Autre possibilité, les programmes d’accès compassionnels. Mis en place depuis plus de 20 ans par la FDA  et au début des années 2000 en Europe, ils  permettent aux malades n’ayant pas accès aux essais cliniques de demander auprès des agences de santé l’accès à des traitements expérimentaux. Les autorisations sont cependant accordées sous certaines conditions comme démontrer qu’il n’existe pas de traitement satisfaisant et comparable, et que le laboratoire pharmaceutique soumette un protocole clinique compatible avec les règlementations. Depuis 2010, plus de 90 % des demandes d’accès aux programmes compassionnels ont été validés aux États-Unis.

Une nouvelle alternative américaine, la loi « Right To Try »

En mai 2014, le Colorado devient le premier état à entériner le projet de loi « Right To Try » (Droit d’essayer). Largement adoptée dans de nombreux états3, la loi  contourne l’autorité de la FDA et permet de s’affranchir des formalités administratives. Elle donne aux patients atteints de maladies incurables le droit de demander directement aux laboratoires l’accès aux traitements en développement. Ces derniers doivent toutefois avoir passé avec succès la phase I des essais cliniques.

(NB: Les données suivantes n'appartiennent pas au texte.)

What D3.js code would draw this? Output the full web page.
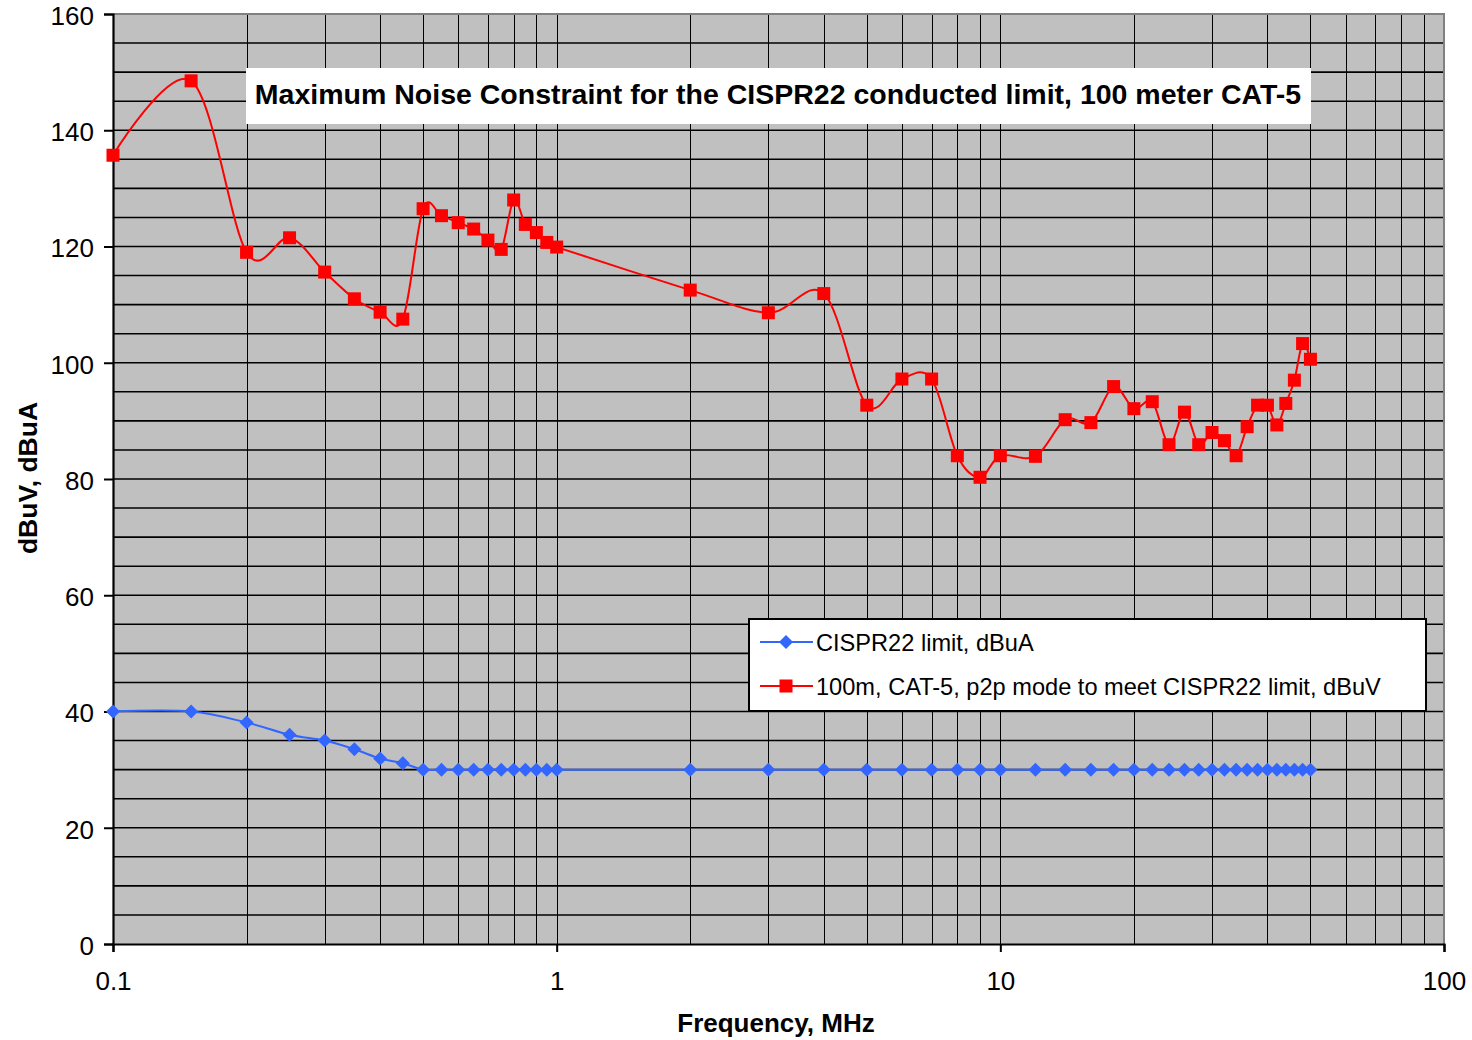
<!DOCTYPE html>
<html>
<head>
<meta charset="utf-8">
<script src="https://cdn.jsdelivr.net/npm/d3@7"></script>
<style>
html,body{margin:0;padding:0;background:#fff;}
svg{display:block;font-family:"Liberation Sans",Arial,sans-serif;}
</style>
</head>
<body>
<svg id="chart" width="1472" height="1040"></svg>
<script>
// ---- data ----
const frequencies = [0.1,0.15,0.2,0.25,0.3,0.35,0.4,0.45,0.5,0.55,0.6,0.65,0.7,0.75,0.8,0.85,0.9,0.95,1,
  2,3,4,5,6,7,8,9,10,
  12,14,16,18,20,22,24,26,28,30,32,34,36,38,40,42,44,46,48,50];
const cisprLimit = [40,40,38.1,36,35,33.5,31.9,31.1,30,30,30,30,30,30,30,30,30,30,30,
  30,30,30,30,30,30,30,30,30,
  30,30,30,30,30,30,30,30,30,30,30,30,30,30,30,30,30,30,30,30];
const cat5Noise = [135.7,148.5,119.0,121.5,115.6,111.0,108.7,107.5,126.5,125.3,124.1,123.0,121.1,119.5,128.0,123.8,122.4,120.7,119.9,
  112.5,108.6,111.9,92.7,97.2,97.2,84.0,80.3,84.0,
  83.9,90.2,89.7,95.9,92.1,93.3,85.9,91.5,85.9,88.0,86.6,84.0,89.0,92.7,92.7,89.3,93.0,97.0,103.3,100.6];
const seriesNames = ["CISPR22 limit, dBuA","100m, CAT-5, p2p mode to meet CISPR22 limit, dBuV"];
const xTickValues = [0.1,1,10,100];
const xTickLabels = ["0.1","1","10","100"];
const yTickValues = [0,20,40,60,80,100,120,140,160];
const chartTitle = "Maximum Noise Constraint for the CISPR22 conducted limit, 100 meter CAT-5";
const xTitle = "Frequency, MHz";
const yTitle = "dBuV, dBuA";

// ---- layout ----
const L = 113, R = 1444, T = 14, B = 944;
const svg = d3.select("#chart");
const x = d3.scaleLog().domain([0.1,100]).range([L,R]);
const y = d3.scaleLinear().domain([0,160]).range([B,T]);

svg.append("rect").attr("x",L).attr("y",T).attr("width",R-L).attr("height",B-T).attr("fill","#C0C0C0");

// vertical gridlines (log minor)
const vGrid = [];
[0.1,1,10].forEach(d => { for (let k=1;k<=9;k++){ const v=d*k; if (v>0.1 && v<100) vGrid.push(v);} });
svg.append("g").selectAll("line").data(vGrid).join("line")
  .attr("x1",d=>Math.round(x(d))+0.5).attr("x2",d=>Math.round(x(d))+0.5)
  .attr("y1",T).attr("y2",B).attr("stroke","#000").attr("stroke-width",1);

// horizontal gridlines every 5
const hGrid = d3.range(5,160,5);
svg.append("g").selectAll("line").data(hGrid).join("line")
  .attr("x1",L).attr("x2",R).attr("y1",d=>y(d)).attr("y2",d=>y(d))
  .attr("stroke","#000").attr("stroke-width",1.6);

// top/right border
svg.append("path").attr("d",`M${L},${T}H${R}V${B}`).attr("fill","none").attr("stroke","#808080").attr("stroke-width",2);

// axes
const yAxis = svg.append("g").attr("transform",`translate(${L},0)`)
  .call(d3.axisLeft(y).tickValues(yTickValues).tickSize(9).tickPadding(10).tickFormat(d3.format("d")));
const xAxis = svg.append("g").attr("transform",`translate(0,${B})`)
  .call(d3.axisBottom(x).tickValues(xTickValues).tickSize(8).tickPadding(20).tickFormat((d,i)=>xTickLabels[i]));
[yAxis,xAxis].forEach(a=>{
  a.select(".domain").attr("stroke","#000").attr("stroke-width",2.2);
  a.selectAll(".tick line").attr("stroke","#000").attr("stroke-width",2);
  a.selectAll(".tick text").attr("fill","#000").style("font-size","26px").style("font-family","Liberation Sans, Arial, sans-serif");
});
yAxis.selectAll(".tick text").attr("dy","0.4em");

// series
const blue = "#3366FF", red = "#FF0000";
const ptsBlue = frequencies.map((f,i)=>[x(f),y(cisprLimit[i])]);
const ptsRed = frequencies.map((f,i)=>[x(f),y(cat5Noise[i])]);

svg.append("path").attr("d",d3.line().curve(d3.curveCatmullRom.alpha(0))(ptsBlue))
  .attr("fill","none").attr("stroke",blue).attr("stroke-width",2);
const diamond = s => `M0,${-s}L${s},0L0,${s}L${-s},0Z`;
svg.append("g").selectAll("path").data(ptsBlue).join("path")
  .attr("transform",d=>`translate(${d[0]},${d[1]})`).attr("d",diamond(7)).attr("fill",blue);

svg.append("path").attr("d",d3.line().curve(d3.curveCatmullRom.alpha(0))(ptsRed))
  .attr("fill","none").attr("stroke",red).attr("stroke-width",2);
svg.append("g").selectAll("rect").data(ptsRed).join("rect")
  .attr("x",d=>d[0]-6.5).attr("y",d=>d[1]-6.5).attr("width",13).attr("height",13).attr("fill",red);

// title box
svg.append("rect").attr("x",246).attr("y",68).attr("width",1065).attr("height",56).attr("fill","#fff");
svg.append("text").attr("x",778).attr("y",94).attr("text-anchor","middle").attr("dominant-baseline","central")
  .style("font-size","28.5px").style("font-weight","bold").attr("fill","#000").text(chartTitle);

// axis titles
svg.append("text").attr("x",776).attr("y",1023).attr("text-anchor","middle").attr("dominant-baseline","central")
  .style("font-size","26px").style("font-weight","bold").text(xTitle);
svg.append("text").attr("transform","translate(28,478) rotate(-90)").attr("text-anchor","middle").attr("dominant-baseline","central")
  .style("font-size","26.5px").style("font-weight","bold").text(yTitle);

// legend
const lg = svg.append("g");
lg.append("rect").attr("x",749).attr("y",619).attr("width",677).attr("height",92).attr("fill","#fff").attr("stroke","#000").attr("stroke-width",2);
const rows = [{y:642,color:blue,mk:"d"},{y:686,color:red,mk:"s"}];
rows.forEach((r,i)=>{
  lg.append("line").attr("x1",760).attr("x2",813).attr("y1",r.y).attr("y2",r.y).attr("stroke",r.color).attr("stroke-width",2);
  if (r.mk==="d") lg.append("path").attr("transform",`translate(786,${r.y})`).attr("d",diamond(7)).attr("fill",r.color);
  else lg.append("rect").attr("x",786-6.5).attr("y",r.y-6.5).attr("width",13).attr("height",13).attr("fill",r.color);
  lg.append("text").attr("x",816).attr("y",r.y+1).attr("dominant-baseline","central").style("font-size","23.6px").text(seriesNames[i]);
});
</script>
</body>
</html>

flexmag11-perspectives-droit-essayer-frMalgré sa grande popularité auprès des citoyens et des législateurs, la loi soulève de nombreuses critiques dans le monde médical. Ses détracteurs lui reprochent par exemple de n’avoir terminé qu’une des trois phases des essais cliniques et ne pas avoir de données de sécurité sur les personnes très malades. D’autres  la jugent contraire à l’éthique notamment sur le degré de responsabilité du laboratoire et du médecin, ou en créant des inégalités4. De plus, les patients seraient moins enclins à participer aux essais cliniques pourtant indispensables pour faire une demande d’AMM (Autorisation de Mise sur le Marché). D’un point de vue fédéral, la loi est jugée inconstitutionnelle par ses opposants. Elle a été néanmoins présentée au Sénat américain au printemps dernier. Nul doute son examen suscite de nombreux débats.

Sylvie Ponlot

1 – Flexmag 6, Médicament injectable, le parcours du combattant
2 – Préparation dépourvue de principe actif que l’on utilise pour son effet psychologique. Effet placébo.
3 – En septembre 2016, 32 États américains adopté la loi, 17 l’ont présentés. Seul le Nouveau Mexique ne l’a pas soumise au vote. Après avoir opposé un véto en 2015, le gouverneur de Californie, Jerry Brown, doit réexaminer prochainement le projet de loi.
4 – Les coûts prohibitifs non remboursés par les assurances de maladies privées. Dans certains états, les patients risqueraient de perdre leurs soins palliatifs ou leurs soins à domicile.